**Task to carry out**. Leave out the pictures and copy everything else below exactly.

**Provided data**.

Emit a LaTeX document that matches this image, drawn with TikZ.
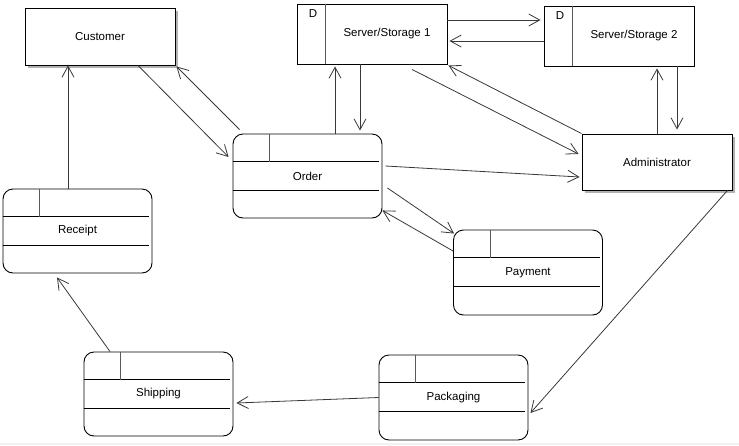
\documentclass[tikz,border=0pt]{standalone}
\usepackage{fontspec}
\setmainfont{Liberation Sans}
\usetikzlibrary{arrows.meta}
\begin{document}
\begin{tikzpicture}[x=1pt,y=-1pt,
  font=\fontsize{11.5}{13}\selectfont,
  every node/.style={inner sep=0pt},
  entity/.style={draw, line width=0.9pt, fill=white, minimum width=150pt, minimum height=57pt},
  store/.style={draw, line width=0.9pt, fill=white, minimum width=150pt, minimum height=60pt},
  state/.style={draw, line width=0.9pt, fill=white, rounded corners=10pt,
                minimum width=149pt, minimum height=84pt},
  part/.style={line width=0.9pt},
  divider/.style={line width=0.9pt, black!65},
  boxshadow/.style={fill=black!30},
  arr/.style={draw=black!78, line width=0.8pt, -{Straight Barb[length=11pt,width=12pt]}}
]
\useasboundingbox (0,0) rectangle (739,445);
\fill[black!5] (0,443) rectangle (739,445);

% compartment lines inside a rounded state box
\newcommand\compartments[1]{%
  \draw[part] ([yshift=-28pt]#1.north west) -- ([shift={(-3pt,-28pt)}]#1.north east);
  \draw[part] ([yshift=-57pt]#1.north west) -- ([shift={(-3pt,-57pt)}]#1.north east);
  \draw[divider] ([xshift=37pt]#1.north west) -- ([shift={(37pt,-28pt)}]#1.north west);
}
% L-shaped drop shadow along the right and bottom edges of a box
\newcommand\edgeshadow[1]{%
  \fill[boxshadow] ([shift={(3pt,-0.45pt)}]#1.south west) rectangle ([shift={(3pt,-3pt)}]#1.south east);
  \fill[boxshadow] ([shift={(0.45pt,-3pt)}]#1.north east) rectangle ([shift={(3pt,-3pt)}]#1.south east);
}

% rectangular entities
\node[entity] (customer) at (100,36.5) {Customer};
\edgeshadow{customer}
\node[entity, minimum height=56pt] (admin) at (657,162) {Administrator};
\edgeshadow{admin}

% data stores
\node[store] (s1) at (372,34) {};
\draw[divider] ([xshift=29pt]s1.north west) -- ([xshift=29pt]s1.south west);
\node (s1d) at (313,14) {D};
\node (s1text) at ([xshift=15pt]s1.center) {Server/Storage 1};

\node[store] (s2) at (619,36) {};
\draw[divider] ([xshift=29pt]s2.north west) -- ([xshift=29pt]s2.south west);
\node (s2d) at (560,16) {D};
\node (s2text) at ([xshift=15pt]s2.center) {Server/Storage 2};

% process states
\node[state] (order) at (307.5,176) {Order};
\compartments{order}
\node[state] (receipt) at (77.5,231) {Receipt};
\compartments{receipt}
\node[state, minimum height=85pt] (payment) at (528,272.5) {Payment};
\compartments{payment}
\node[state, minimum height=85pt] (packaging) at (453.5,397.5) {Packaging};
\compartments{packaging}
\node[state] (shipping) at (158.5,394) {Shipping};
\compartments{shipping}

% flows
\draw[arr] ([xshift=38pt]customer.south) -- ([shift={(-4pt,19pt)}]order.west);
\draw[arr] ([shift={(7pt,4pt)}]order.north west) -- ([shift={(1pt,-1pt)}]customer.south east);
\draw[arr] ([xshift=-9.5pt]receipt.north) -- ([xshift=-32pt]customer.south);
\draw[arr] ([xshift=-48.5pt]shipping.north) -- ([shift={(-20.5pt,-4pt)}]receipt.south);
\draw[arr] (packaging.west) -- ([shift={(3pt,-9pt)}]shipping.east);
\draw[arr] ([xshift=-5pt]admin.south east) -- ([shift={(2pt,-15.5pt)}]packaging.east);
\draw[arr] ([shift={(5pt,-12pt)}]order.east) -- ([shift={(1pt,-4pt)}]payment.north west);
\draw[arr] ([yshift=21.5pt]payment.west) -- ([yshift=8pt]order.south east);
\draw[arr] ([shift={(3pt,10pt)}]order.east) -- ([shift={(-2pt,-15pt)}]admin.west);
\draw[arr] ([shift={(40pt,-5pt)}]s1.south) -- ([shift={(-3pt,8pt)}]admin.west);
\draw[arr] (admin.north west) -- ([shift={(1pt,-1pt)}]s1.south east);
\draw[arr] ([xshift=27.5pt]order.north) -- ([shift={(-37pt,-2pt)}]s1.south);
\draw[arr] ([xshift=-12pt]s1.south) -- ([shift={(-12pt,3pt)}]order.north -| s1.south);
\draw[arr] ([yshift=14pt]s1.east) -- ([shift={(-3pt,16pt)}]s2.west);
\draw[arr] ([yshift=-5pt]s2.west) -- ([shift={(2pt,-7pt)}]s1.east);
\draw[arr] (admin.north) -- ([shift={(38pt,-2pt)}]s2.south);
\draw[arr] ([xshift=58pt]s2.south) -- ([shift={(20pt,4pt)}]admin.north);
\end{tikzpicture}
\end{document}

**Full response**.
Emit a LaTeX document that matches this image, drawn with TikZ.
\documentclass[tikz,border=0pt]{standalone}
\usepackage{fontspec}
\setmainfont{Liberation Sans}
\usetikzlibrary{arrows.meta}
\begin{document}
\begin{tikzpicture}[x=1pt,y=-1pt,
  font=\fontsize{11.5}{13}\selectfont,
  every node/.style={inner sep=0pt},
  entity/.style={draw, line width=0.9pt, fill=white, minimum width=150pt, minimum height=57pt},
  store/.style={draw, line width=0.9pt, fill=white, minimum width=150pt, minimum height=60pt},
  state/.style={draw, line width=0.9pt, fill=white, rounded corners=10pt,
                minimum width=149pt, minimum height=84pt},
  part/.style={line width=0.9pt},
  divider/.style={line width=0.9pt, black!65},
  boxshadow/.style={fill=black!30},
  arr/.style={draw=black!78, line width=0.8pt, -{Straight Barb[length=11pt,width=12pt]}}
]
\useasboundingbox (0,0) rectangle (739,445);
\fill[black!5] (0,443) rectangle (739,445);

% compartment lines inside a rounded state box
\newcommand\compartments[1]{%
  \draw[part] ([yshift=-28pt]#1.north west) -- ([shift={(-3pt,-28pt)}]#1.north east);
  \draw[part] ([yshift=-57pt]#1.north west) -- ([shift={(-3pt,-57pt)}]#1.north east);
  \draw[divider] ([xshift=37pt]#1.north west) -- ([shift={(37pt,-28pt)}]#1.north west);
}
% L-shaped drop shadow along the right and bottom edges of a box
\newcommand\edgeshadow[1]{%
  \fill[boxshadow] ([shift={(3pt,-0.45pt)}]#1.south west) rectangle ([shift={(3pt,-3pt)}]#1.south east);
  \fill[boxshadow] ([shift={(0.45pt,-3pt)}]#1.north east) rectangle ([shift={(3pt,-3pt)}]#1.south east);
}

% rectangular entities
\node[entity] (customer) at (100,36.5) {Customer};
\edgeshadow{customer}
\node[entity, minimum height=56pt] (admin) at (657,162) {Administrator};
\edgeshadow{admin}

% data stores
\node[store] (s1) at (372,34) {};
\draw[divider] ([xshift=29pt]s1.north west) -- ([xshift=29pt]s1.south west);
\node (s1d) at (313,14) {D};
\node (s1text) at ([xshift=15pt]s1.center) {Server/Storage 1};

\node[store] (s2) at (619,36) {};
\draw[divider] ([xshift=29pt]s2.north west) -- ([xshift=29pt]s2.south west);
\node (s2d) at (560,16) {D};
\node (s2text) at ([xshift=15pt]s2.center) {Server/Storage 2};

% process states
\node[state] (order) at (307.5,176) {Order};
\compartments{order}
\node[state] (receipt) at (77.5,231) {Receipt};
\compartments{receipt}
\node[state, minimum height=85pt] (payment) at (528,272.5) {Payment};
\compartments{payment}
\node[state, minimum height=85pt] (packaging) at (453.5,397.5) {Packaging};
\compartments{packaging}
\node[state] (shipping) at (158.5,394) {Shipping};
\compartments{shipping}

% flows
\draw[arr] ([xshift=38pt]customer.south) -- ([shift={(-4pt,19pt)}]order.west);
\draw[arr] ([shift={(7pt,4pt)}]order.north west) -- ([shift={(1pt,-1pt)}]customer.south east);
\draw[arr] ([xshift=-9.5pt]receipt.north) -- ([xshift=-32pt]customer.south);
\draw[arr] ([xshift=-48.5pt]shipping.north) -- ([shift={(-20.5pt,-4pt)}]receipt.south);
\draw[arr] (packaging.west) -- ([shift={(3pt,-9pt)}]shipping.east);
\draw[arr] ([xshift=-5pt]admin.south east) -- ([shift={(2pt,-15.5pt)}]packaging.east);
\draw[arr] ([shift={(5pt,-12pt)}]order.east) -- ([shift={(1pt,-4pt)}]payment.north west);
\draw[arr] ([yshift=21.5pt]payment.west) -- ([yshift=8pt]order.south east);
\draw[arr] ([shift={(3pt,10pt)}]order.east) -- ([shift={(-2pt,-15pt)}]admin.west);
\draw[arr] ([shift={(40pt,-5pt)}]s1.south) -- ([shift={(-3pt,8pt)}]admin.west);
\draw[arr] (admin.north west) -- ([shift={(1pt,-1pt)}]s1.south east);
\draw[arr] ([xshift=27.5pt]order.north) -- ([shift={(-37pt,-2pt)}]s1.south);
\draw[arr] ([xshift=-12pt]s1.south) -- ([shift={(-12pt,3pt)}]order.north -| s1.south);
\draw[arr] ([yshift=14pt]s1.east) -- ([shift={(-3pt,16pt)}]s2.west);
\draw[arr] ([yshift=-5pt]s2.west) -- ([shift={(2pt,-7pt)}]s1.east);
\draw[arr] (admin.north) -- ([shift={(38pt,-2pt)}]s2.south);
\draw[arr] ([xshift=58pt]s2.south) -- ([shift={(20pt,4pt)}]admin.north);
\end{tikzpicture}
\end{document}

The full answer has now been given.